Дальнейшее было просто. Вполголоса ругаясь на чем свет стоит – один по-шотландски, второй по-немецки, а третий по-рязански, – Виллие, Штофреген и Тарасов ночью тайно принесли из церкви тело скончавшегося Струменского и принялись спешно бальзамировать его и гримировать, силясь усилить внешнее сходство с императором. А тем временем дверь скромного особнячка на Греческой улице, где проживали венценосные супруги, отворилась, и из нее выскользнул высокий мужчина, плотно закутанный по самые глаза в черный суконный плащ.
Именно потому Николай, получив в качестве последнего слова записку "усопшего" венценосного брата, пришел в ужас и наотрез отказался восходить на трон: отродясь на Руси не случалось такого, чтобы царствовать при живом государе. И хотя он прекрасно знал об отказе Константина царствовать, равно как и об указе Александра, объявившего наследником именно Николая, все равно и сам присягнул старшему брату, и прочих заставил.
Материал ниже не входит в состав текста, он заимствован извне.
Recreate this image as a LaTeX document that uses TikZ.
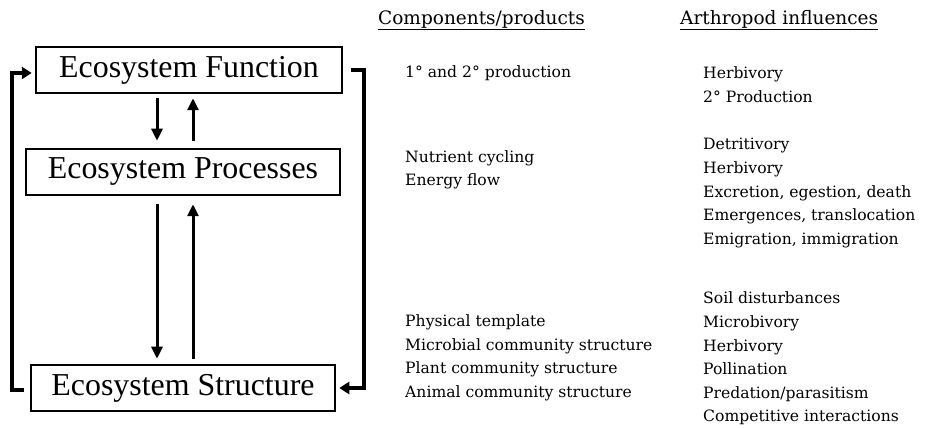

Лишь после долгих уговоров и слезных просьб приближенных, подкрепленных аж двумя курьерами из Варшавы, кои один за другим привезли новые отречения Константина от престола, скрепя сердце, дал через две недели согласие взойти на трон при… живом царе.
Однако ныне пояснять что-либо брату Александр отчего-то не захотел. Вместо того он предложил прогуляться по лесу. Мол, скоро спящие должны пробудиться, и ни к чему, чтобы они застали в келье столь знатного гостя. Непременно пойдут всякие ненужные разговоры.
На прогулку Николай согласился с охотой и спросил насчет знамения: как угадать, что царствованию конец приходит?
Александр отмахнулся, коротко пояснив:
– Когда придет, сам поймешь, что это оно, а до того… царствуй, государь.